[Begin DATA BLOCK]

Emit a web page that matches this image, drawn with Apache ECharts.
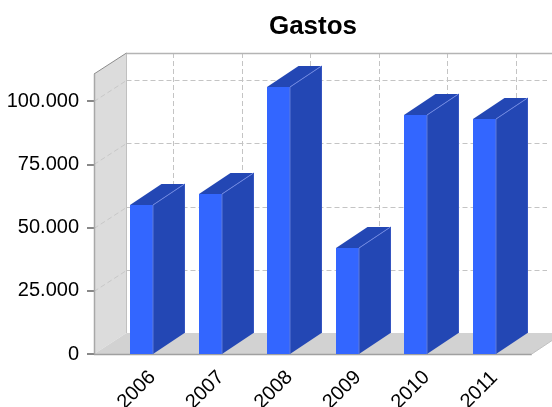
<!DOCTYPE html>
<html>
<head>
<meta charset="utf-8">
<style>html,body{margin:0;padding:0;background:#fff}#chart{width:552px;height:407px}</style>
<script src="https://cdn.jsdelivr.net/npm/echarts@6/dist/echarts.min.js"></script>
</head>
<body>
<div id="chart"></div>
<script>
const years = ["2006", "2007", "2008", "2009", "2010", "2011"];
const gastos = [59000, 63400, 105500, 42000, 94600, 92900];
const yTicks = [0, 25000, 50000, 75000, 100000];
const Y_MAX = 110700;

// offset of the back wall relative to the front plane
const DEPTH_X = 31.5;
const DEPTH_Y = -21;
const SIDE_MARGIN = 13.4;

function formatThousands(value) {
  return String(value).replace(/\B(?=(\d{3})+$)/g, ".");
}

function poly(points, fill, z2) {
  return { type: "polygon", z2, shape: { points }, style: { fill, stroke: null } };
}

function line(x1, y1, x2, y2, stroke, dash, width) {
  return {
    type: "line",
    shape: { x1, y1, x2, y2 },
    style: { stroke, lineWidth: width || 1, lineDash: dash || null },
  };
}

function renderWalls(params, api) {
  const cs = params.coordSys;
  const left = cs.x - SIDE_MARGIN;
  const right = cs.x + cs.width + SIDE_MARGIN;
  const top = cs.y;
  const bottom = cs.y + cs.height;
  const back = Math.round(left + DEPTH_X) + 0.5;
  const dash = [5, 3];
  const children = [
    poly([[left, bottom], [back, bottom + DEPTH_Y], [back, top + DEPTH_Y], [left, top]], "#dcdcdc"),
    poly([[left, bottom], [back, bottom + DEPTH_Y], [right + DEPTH_X, bottom + DEPTH_Y], [right, bottom]], "#d2d2d2"),
  ];

  yTicks.forEach((tick) => {
    if (tick === 0) return;
    const y = Math.round(api.coord([0, tick])[1]) + 0.5;
    children.push(line(left, y, back, y + DEPTH_Y, "#c8c8c8", dash));
    children.push(line(back, y + DEPTH_Y, 547, y + DEPTH_Y, "#c4c4c4", dash));
  });
  years.forEach((year, i) => {
    const x = Math.round(api.coord([i, 0])[0] + DEPTH_X) + 0.5;
    children.push(line(x, top + DEPTH_Y, x, bottom + DEPTH_Y, "#c4c4c4", dash));
  });

  children.push(line(back, top + DEPTH_Y, back, bottom + DEPTH_Y, "#c0c0c0"));
  children.push(line(back, top + DEPTH_Y + 0.5, 552, top + DEPTH_Y + 0.5, "#b4b4b4", null, 1.5));
  children.push(line(left, top, back, top + DEPTH_Y, "#8c8c8c"));
  children.push(line(left + 0.5, top, left + 0.5, bottom, "#a8a8a8", null, 1.5));
  children.push(line(left, bottom + 0.5, right, bottom + 0.5, "#a0a0a0", null, 1.5));
  children.push(line(right, bottom, right + DEPTH_X, bottom + DEPTH_Y, "#c0c0c0"));
  return { type: "group", children };
}

function renderBar(params, api) {
  const [cx, yTop] = api.coord([api.value(0), api.value(1)]);
  const yBase = api.coord([api.value(0), 0])[1];
  const width = api.size([1, 0])[0] / 3;
  const x0 = Math.round(cx - width / 2);
  const x1 = x0 + Math.round(width);
  const y0 = Math.round(yTop);
  const y1 = Math.round(yBase);
  const edge = "#6f88e2";
  return {
    type: "group",
    children: [
      poly([[x1, y1], [x1 + DEPTH_X, y1 + DEPTH_Y], [x1 + DEPTH_X, y0 + DEPTH_Y], [x1, y0]], "#2347b4"),
      poly([[x0, y0], [x0 + DEPTH_X, y0 + DEPTH_Y], [x1 + DEPTH_X, y0 + DEPTH_Y], [x1, y0]], "#2347b4"),
      poly([[x0, y0], [x1, y0], [x1, y1], [x0, y1]], "#3366ff"),
      line(x1, y0, x1, y1, "#5f7bd8"),
      line(x1, y0, x1 + DEPTH_X, y0 + DEPTH_Y, edge),
      line(x1 + DEPTH_X, y0 + DEPTH_Y, x1 + DEPTH_X, y1 + DEPTH_Y, "#3555c0"),
    ],
  };
}

const chart = echarts.init(document.getElementById("chart"), null, { renderer: "canvas" });

chart.setOption({
  animation: false,
  backgroundColor: "#ffffff",
  textStyle: { fontFamily: "Liberation Sans" },
  title: {
    text: "Gastos",
    left: 308,
    top: 9,
    textAlign: "center",
    textStyle: { fontFamily: "Liberation Sans", fontSize: 26, fontWeight: "bold", color: "#000000" },
  },
  grid: { left: 107.4, top: 74, width: 411, height: 280, containLabel: false, outerBoundsMode: "none" },
  xAxis: {
    type: "category",
    data: years,
    axisLine: { show: false },
    axisTick: { show: false },
    axisLabel: {
      rotate: 45,
      interval: 0,
      margin: 31,
      align: "center",
      verticalAlign: "middle",
      padding: [0, 14, 0, 0],
      fontSize: 20,
      color: "#000000",
      fontFamily: "Liberation Sans",
    },
  },
  yAxis: {
    type: "value",
    min: 0,
    max: Y_MAX,
    offset: SIDE_MARGIN,
    splitLine: { show: false },
    axisLine: { show: false },
    axisTick: { show: true, length: 7, customValues: yTicks, lineStyle: { color: "#888888", width: 2 } },
    axisLabel: {
      margin: 15,
      padding: [3, 0, 0, 0],
      fontSize: 20,
      color: "#000000",
      fontFamily: "Liberation Sans",
      customValues: yTicks,
      formatter: (value) => formatThousands(value),
    },
  },
  series: [
    {
      name: "walls",
      type: "custom",
      z: 1,
      silent: true,
      renderItem: renderWalls,
      data: [[0, 0]],
      encode: { x: 0, y: 1 },
    },
    {
      name: "Gastos",
      type: "custom",
      z: 2,
      renderItem: renderBar,
      data: years.map((year, i) => [i, gastos[i]]),
      encode: { x: 0, y: 1 },
    },
  ],
});
</script>
</body>
</html>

[End DATA BLOCK]

Leave out the pictures and retype every line above exactly.

_EXERCISE ANSWER:_
Emit a web page that matches this image, drawn with Apache ECharts.
<!DOCTYPE html>
<html>
<head>
<meta charset="utf-8">
<style>html,body{margin:0;padding:0;background:#fff}#chart{width:552px;height:407px}</style>
<script src="https://cdn.jsdelivr.net/npm/echarts@6/dist/echarts.min.js"></script>
</head>
<body>
<div id="chart"></div>
<script>
const years = ["2006", "2007", "2008", "2009", "2010", "2011"];
const gastos = [59000, 63400, 105500, 42000, 94600, 92900];
const yTicks = [0, 25000, 50000, 75000, 100000];
const Y_MAX = 110700;

// offset of the back wall relative to the front plane
const DEPTH_X = 31.5;
const DEPTH_Y = -21;
const SIDE_MARGIN = 13.4;

function formatThousands(value) {
  return String(value).replace(/\B(?=(\d{3})+$)/g, ".");
}

function poly(points, fill, z2) {
  return { type: "polygon", z2, shape: { points }, style: { fill, stroke: null } };
}

function line(x1, y1, x2, y2, stroke, dash, width) {
  return {
    type: "line",
    shape: { x1, y1, x2, y2 },
    style: { stroke, lineWidth: width || 1, lineDash: dash || null },
  };
}

function renderWalls(params, api) {
  const cs = params.coordSys;
  const left = cs.x - SIDE_MARGIN;
  const right = cs.x + cs.width + SIDE_MARGIN;
  const top = cs.y;
  const bottom = cs.y + cs.height;
  const back = Math.round(left + DEPTH_X) + 0.5;
  const dash = [5, 3];
  const children = [
    poly([[left, bottom], [back, bottom + DEPTH_Y], [back, top + DEPTH_Y], [left, top]], "#dcdcdc"),
    poly([[left, bottom], [back, bottom + DEPTH_Y], [right + DEPTH_X, bottom + DEPTH_Y], [right, bottom]], "#d2d2d2"),
  ];

  yTicks.forEach((tick) => {
    if (tick === 0) return;
    const y = Math.round(api.coord([0, tick])[1]) + 0.5;
    children.push(line(left, y, back, y + DEPTH_Y, "#c8c8c8", dash));
    children.push(line(back, y + DEPTH_Y, 547, y + DEPTH_Y, "#c4c4c4", dash));
  });
  years.forEach((year, i) => {
    const x = Math.round(api.coord([i, 0])[0] + DEPTH_X) + 0.5;
    children.push(line(x, top + DEPTH_Y, x, bottom + DEPTH_Y, "#c4c4c4", dash));
  });

  children.push(line(back, top + DEPTH_Y, back, bottom + DEPTH_Y, "#c0c0c0"));
  children.push(line(back, top + DEPTH_Y + 0.5, 552, top + DEPTH_Y + 0.5, "#b4b4b4", null, 1.5));
  children.push(line(left, top, back, top + DEPTH_Y, "#8c8c8c"));
  children.push(line(left + 0.5, top, left + 0.5, bottom, "#a8a8a8", null, 1.5));
  children.push(line(left, bottom + 0.5, right, bottom + 0.5, "#a0a0a0", null, 1.5));
  children.push(line(right, bottom, right + DEPTH_X, bottom + DEPTH_Y, "#c0c0c0"));
  return { type: "group", children };
}

function renderBar(params, api) {
  const [cx, yTop] = api.coord([api.value(0), api.value(1)]);
  const yBase = api.coord([api.value(0), 0])[1];
  const width = api.size([1, 0])[0] / 3;
  const x0 = Math.round(cx - width / 2);
  const x1 = x0 + Math.round(width);
  const y0 = Math.round(yTop);
  const y1 = Math.round(yBase);
  const edge = "#6f88e2";
  return {
    type: "group",
    children: [
      poly([[x1, y1], [x1 + DEPTH_X, y1 + DEPTH_Y], [x1 + DEPTH_X, y0 + DEPTH_Y], [x1, y0]], "#2347b4"),
      poly([[x0, y0], [x0 + DEPTH_X, y0 + DEPTH_Y], [x1 + DEPTH_X, y0 + DEPTH_Y], [x1, y0]], "#2347b4"),
      poly([[x0, y0], [x1, y0], [x1, y1], [x0, y1]], "#3366ff"),
      line(x1, y0, x1, y1, "#5f7bd8"),
      line(x1, y0, x1 + DEPTH_X, y0 + DEPTH_Y, edge),
      line(x1 + DEPTH_X, y0 + DEPTH_Y, x1 + DEPTH_X, y1 + DEPTH_Y, "#3555c0"),
    ],
  };
}

const chart = echarts.init(document.getElementById("chart"), null, { renderer: "canvas" });

chart.setOption({
  animation: false,
  backgroundColor: "#ffffff",
  textStyle: { fontFamily: "Liberation Sans" },
  title: {
    text: "Gastos",
    left: 308,
    top: 9,
    textAlign: "center",
    textStyle: { fontFamily: "Liberation Sans", fontSize: 26, fontWeight: "bold", color: "#000000" },
  },
  grid: { left: 107.4, top: 74, width: 411, height: 280, containLabel: false, outerBoundsMode: "none" },
  xAxis: {
    type: "category",
    data: years,
    axisLine: { show: false },
    axisTick: { show: false },
    axisLabel: {
      rotate: 45,
      interval: 0,
      margin: 31,
      align: "center",
      verticalAlign: "middle",
      padding: [0, 14, 0, 0],
      fontSize: 20,
      color: "#000000",
      fontFamily: "Liberation Sans",
    },
  },
  yAxis: {
    type: "value",
    min: 0,
    max: Y_MAX,
    offset: SIDE_MARGIN,
    splitLine: { show: false },
    axisLine: { show: false },
    axisTick: { show: true, length: 7, customValues: yTicks, lineStyle: { color: "#888888", width: 2 } },
    axisLabel: {
      margin: 15,
      padding: [3, 0, 0, 0],
      fontSize: 20,
      color: "#000000",
      fontFamily: "Liberation Sans",
      customValues: yTicks,
      formatter: (value) => formatThousands(value),
    },
  },
  series: [
    {
      name: "walls",
      type: "custom",
      z: 1,
      silent: true,
      renderItem: renderWalls,
      data: [[0, 0]],
      encode: { x: 0, y: 1 },
    },
    {
      name: "Gastos",
      type: "custom",
      z: 2,
      renderItem: renderBar,
      data: years.map((year, i) => [i, gastos[i]]),
      encode: { x: 0, y: 1 },
    },
  ],
});
</script>
</body>
</html>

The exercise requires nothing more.